Collected Statistics versus other Methods
We talk about Teradata’s dynamic AMP sampling and sample statistics in detail in other articles, we refer to add the end of this article. Should you miss the basics, please consider reading these articles first.
All considerations of how to collect statistics are based solely on one question: Are they sufficient to give the optimizer a sufficiently good picture of the data demography? As we can imagine, this is closely related to the skew factor of a table. Here are a few rules to help us make the right decision:
1. Small tables always need collected statistics.
Imagine the following scenario: Our Teradata system consists of 300 AMPs, and our table contains five rows. It is very likely that a dynamic AMP sample is taken from an AMP that does not contain rows. This will cause the optimizer to assume that the table is empty. This should be avoided; a product join could be the result. In any case, the execution plan will not be optimal. Since it is cheap to collect statistics on small tables you should not waste a second thinking about not doing this.
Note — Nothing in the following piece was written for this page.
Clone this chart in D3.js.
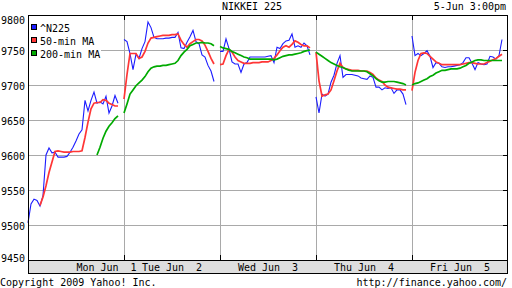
<!DOCTYPE html>
<html><head><meta charset="utf-8">
<script src="https://cdn.jsdelivr.net/npm/d3@7"></script>
<style>
html,body{margin:0;padding:0;background:#fff;}
svg{display:block;}
text{font-family:"DejaVu Sans Mono",monospace;font-size:10px;fill:#000;white-space:pre;}
</style></head><body>
<svg id="c" width="512" height="288"></svg>
<script>
// ---- data ----
const title = "NIKKEI 225";
const stamp = "5-Jun 3:00pm";
const copyright = "Copyright 2009 Yahoo! Inc.";
const source = "http://finance.yahoo.com/";
const dayLabels = ["Mon Jun  1","Tue Jun  2","Wed Jun  3","Thu Jun  4","Fri Jun  5"];
const yTicks = [9450,9500,9550,9600,9650,9700,9750,9800];
const seriesNames = ["^N225","50-min MA","200-min MA"];

// ^N225 index, sampled evenly through each trading day (31 samples per day)
const n225 = [
  [9503,9530,9537,9535,9527,9542,9600,9610,9603,9604,9597,9597,9597,9598,9604,9611,9620,9630,9636,9678,9663,9678,9690,9674,9676,9673,9684,9660,9670,9685,9674],
  [9765,9762,9745,9722,9744,9738,9752,9762,9790,9782,9768,9766,9766,9766,9767,9767,9768,9768,9775,9753,9752,9761,9769,9778,9762,9759,9743,9740,9728,9720,9705],
  [9748,9748,9766,9752,9733,9730,9730,9718,9730,9732,9740,9740,9740,9740,9740,9740,9741,9742,9732,9754,9752,9759,9763,9764,9773,9754,9756,9754,9760,9756,9743],
  [9683,9660,9687,9684,9687,9704,9714,9731,9742,9711,9715,9715,9715,9714,9713,9710,9709,9708,9713,9711,9697,9697,9693,9696,9695,9696,9688,9693,9693,9687,9672],
  [9770,9742,9745,9742,9745,9749,9741,9725,9732,9731,9726,9725,9726,9726,9727,9728,9729,9732,9739,9739,9731,9722,9732,9730,9729,9730,9741,9740,9737,9742,9765]
];
// 50-minute moving average
const ma50 = [
  [null,null,null,null,9528,9540,9556,9575,9590,9605,9606,9605,9604,9604,9604,9605,9605,9605,9606,9625,9647,9666,9674,9675,9675,9679,9678,9674,9672,9670,9670],
  [9680,9715,9745,9745,9745,9738,9740,9748,9760,9767,9768,9769,9770,9771,9771,9771,9772,9772,9773,9764,9758,9754,9759,9762,9765,9765,9763,9757,9748,9738,9730],
  [9729,9730,9742,9751,9747,9740,9735,9733,9731,9731,9731,9732,9732,9732,9733,9733,9733,9735,9738,9743,9749,9754,9756,9754,9758,9763,9761,9758,9756,9756,9753],
  [9747,9706,9684,9686,9687,9693,9706,9720,9731,9725,9723,9722,9721,9721,9721,9720,9720,9720,9718,9715,9710,9707,9705,9700,9697,9696,9695,9694,9694,9693,9693],
  [9692,9718,9735,9745,9746,9745,9741,9737,9733,9731,9729,9729,9729,9729,9729,9729,9729,9730,9731,9732,9732,9731,9730,9730,9730,9732,9734,9736,9738,9741,9744]
];
// 200-minute moving average
const ma200 = [
  [null,null,null,null,null,null,null,null,null,null,null,null,null,null,null,null,null,null,null,null,null,null,null,9600,9611,9624,9634,9641,9646,9652,9656],
  [9660,9673,9687,9693,9699,9703,9707,9712,9719,9724,9726,9727,9727,9728,9728,9729,9730,9731,9735,9742,9747,9751,9756,9758,9760,9760,9761,9760,9760,9759,9756],
  [9755,9753,9752,9751,9748,9746,9744,9742,9740,9739,9737,9737,9737,9737,9737,9737,9737,9737,9736,9737,9739,9741,9742,9743,9743,9744,9745,9746,9748,9749,9750],
  [9747,9744,9741,9738,9735,9732,9730,9728,9726,9725,9723,9721,9720,9720,9720,9720,9720,9719,9716,9713,9709,9706,9704,9704,9705,9705,9705,9704,9703,9702,9700],
  [9700,9702,9703,9705,9707,9709,9712,9714,9717,9719,9721,9721,9722,9723,9723,9723,9724,9726,9728,9731,9733,9735,9736,9736,9735,9735,9735,9735,9735,9735,9735]
];
const colors = ["#1c1cff","#ff3636","#00aa00"];

// ---- chart ----
const svg = d3.select("#c");
const x = d3.scaleLinear().domain([0, 5]).range([28, 508]);
const y = d3.scaleLinear().domain([9450, 9800]).range([260, 15]);
const sessionFrac = 90 / 96; // share of a day column covered by the session

// horizontal grid + labels
const gY = svg.append("g").attr("transform", "translate(28,0)")
  .call(d3.axisLeft(y).tickValues(yTicks).tickSize(-480).tickPadding(3).tickFormat(d3.format("d")));
gY.select(".domain").remove();
gY.selectAll(".tick line").attr("stroke", "#a9a9a9");
gY.selectAll(".tick text").attr("dy", d => d === 9800 ? 8.3 : d === 9450 ? 1.7 : 4.7);

// vertical grid at day boundaries
const gX = svg.append("g").attr("transform", "translate(0,260)")
  .call(d3.axisBottom(x).tickValues([1,2,3,4]).tickSize(-245).tickFormat(""));
gX.select(".domain").remove();
gX.selectAll(".tick line").attr("stroke", "#a9a9a9");

// series lines (one path per day)
const line = d3.line()
  .defined(d => d.v != null)
  .x(d => x(d.t))
  .y(d => y(d.v));
const toPts = (arr, di) => arr.map((v, i) => ({t: di + (i / (arr.length - 1)) * sessionFrac, v}));
const seriesList = [n225, ma50, ma200];
const widths = [1.1, 1.7, 1.7];
const plot = svg.append("g");
seriesList.forEach((s, si) => {
  plot.selectAll(null).data(s).join("path")
    .attr("d", (arr, di) => line(toPts(arr, di)))
    .attr("fill", "none")
    .attr("stroke", colors[si])
    .attr("stroke-width", widths[si])
    .attr("stroke-linejoin", "miter");
});

// black ticks
const tTop = svg.append("g").attr("transform", "translate(0,15)")
  .call(d3.axisTop(x).tickValues([1,2,3,4]).tickSize(-5).tickFormat(""));
tTop.select(".domain").remove();
const tBot = svg.append("g").attr("transform", "translate(0,260)")
  .call(d3.axisBottom(x).tickValues([1,2,3,4]).tickSize(-5).tickFormat(""));
tBot.select(".domain").remove();
const tRight = svg.append("g").attr("transform", "translate(507,0)")
  .call(d3.axisRight(y).tickValues(yTicks.slice(1, -1)).tickSize(-4).tickFormat(""));
tRight.select(".domain").remove();

// frame
svg.append("line").attr("x1", 28).attr("x2", 508).attr("y1", 15.5).attr("y2", 15.5).attr("stroke", "#000");
svg.append("line").attr("x1", 28.5).attr("x2", 28.5).attr("y1", 15).attr("y2", 274).attr("stroke", "#000");
svg.append("line").attr("x1", 507.5).attr("x2", 507.5).attr("y1", 15).attr("y2", 274).attr("stroke", "#000");

// date band
svg.append("rect").attr("x", 28.5).attr("y", 260.5).attr("width", 479).attr("height", 13)
  .attr("fill", "#dedede").attr("stroke", "#000");
const gLab = svg.append("g").attr("transform", "translate(0,260)")
  .call(d3.axisBottom(x).tickValues([0.5,1.5,2.5,3.5,4.5]).tickSize(0).tickFormat((d, i) => dayLabels[i]));
gLab.select(".domain").remove();
gLab.selectAll(".tick text").attr("y", 0).attr("dy", 11)
  .attr("dx", (d, i) => i === 0 ? 30 : -0.5);

// legend
const leg = svg.append("g");
leg.append("rect").attr("x", 29).attr("y", 16).attr("width", 72).attr("height", 44).attr("fill", "#fff");
seriesNames.forEach((n, i) => {
  leg.append("rect").attr("x", 31.5).attr("y", 24.5 + i * 13).attr("width", 5).attr("height", 5)
    .attr("fill", colors[i]).attr("stroke", "#000");
  leg.append("text").attr("x", 40).attr("y", 31.5 + i * 13).text(n);
});

// titles
svg.append("text").attr("x", 252).attr("y", 10).attr("text-anchor", "middle").text(title);
svg.append("text").attr("x", 506).attr("y", 10).attr("text-anchor", "end").text(stamp);
svg.append("text").attr("x", 0).attr("y", 285.5).text(copyright);
svg.append("text").attr("x", 507).attr("y", 285.5).attr("text-anchor", "end").text(source);
</script>
</body></html>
2. On a Unique Index (Primary Index, Unique Secondary Index) one can usually rely on dynamic AMP sampling since an even distribution of the data is given by definition. Alternatively one could collect sample statistics, this is to be considered for each case individually. The advantage of sample statistics could be that the optimizer can create a more aggressive (and hopefully better performing) execution plan. Complete statistics should be avoided if the table is large to avoid wasting resources.
Exception: if we are using non-equality constraints, we should always collect full statistics on them.
3. For indices that are not unique (NUPI, NUSI) the skew factor of the (index) table is again decisive if full statistics are needed. For NUSI the optimizer assumes that there is one subtable index row per value. If this is not the case, dynamic AMP sampling on the NUSI will give wrong results.
4. On non-indexed columns used in query conditions (where conditions) it is always advisable to collect either full or sample statistics (again, depending on whether sample statistics sufficiently represent the data demography). This prevents the optimizer from using heuristics.
Rules for Row Partitioned Tables
5. Collecting complete statistics on the dummy PARTITION column is an efficient way to give the optimizer information about empty partitions and the number of rows per partition. This information is used for the join costing of various join types (e.g. Sliding Window Merge Join).
6. We should always collect full or sample statistics on each partitioning column.
7. If the partition columns are not part of the Primary Index, we should additionally collect the following statistics:
PARTITION & Primary Index, as this tells the optimizer in how many partitions a particular primary index value is available (the optimizer uses this information in the case of dynamic partition elimination and sliding window merge joins).
PARTITION & Primary Index & each partitioning column: The optimizer uses these statistics to estimate costs for row key-based joins.
Rules for multi-column statistics
8. As the optimizer assumes independence for statistics collected on single columns, we should collect statistics on combinations of columns if there is a high correlation between them.